A new report by the Center for a New American Security warns that China is trying to “leapfrog” U.S. capabilities by rapidly developing the technologies needed to “offset” the military advantages the United States has enjoyed for decades. The report was written by former deputy defense secretary Robert Work, who was in charge of the U.S. project to offset China’s technology during the Obama administration.
“Chinese technological capabilities are growing as rapidly as its economic power,” the report states. “The Soviets were never able to match, much less overcome, America’s technological superiority. The same may not be true for China.”
Those who criticize U.S. policy on China argue that the United States went looking for another enemy after the fall of the Soviet Union. Some point to the unfortunate remarks by Kiron Skinner, the State Department’s policy planning director, who called the U.S.-China competition “a fight with a really different civilization and ideology.” That was an error, not a defining statement on U.S. policy.

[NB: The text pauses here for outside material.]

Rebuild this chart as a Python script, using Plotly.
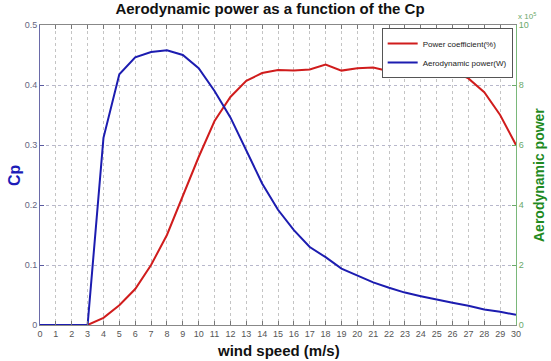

The U.S.-China competition is completely different from the Cold War for many reasons. China is more economically integrated than was the Soviet Union. The world can’t be divided into two camps. The competition extends to technology and commerce.
But there is one lesson from the Cold War that can be applied to China. If the United States and its partners want to avoid a hot war, we must try to deter the authoritarian power from expanding aggressively without pushback. One thing is clear: China is not yet deterred. One thing is not clear: whether it can be.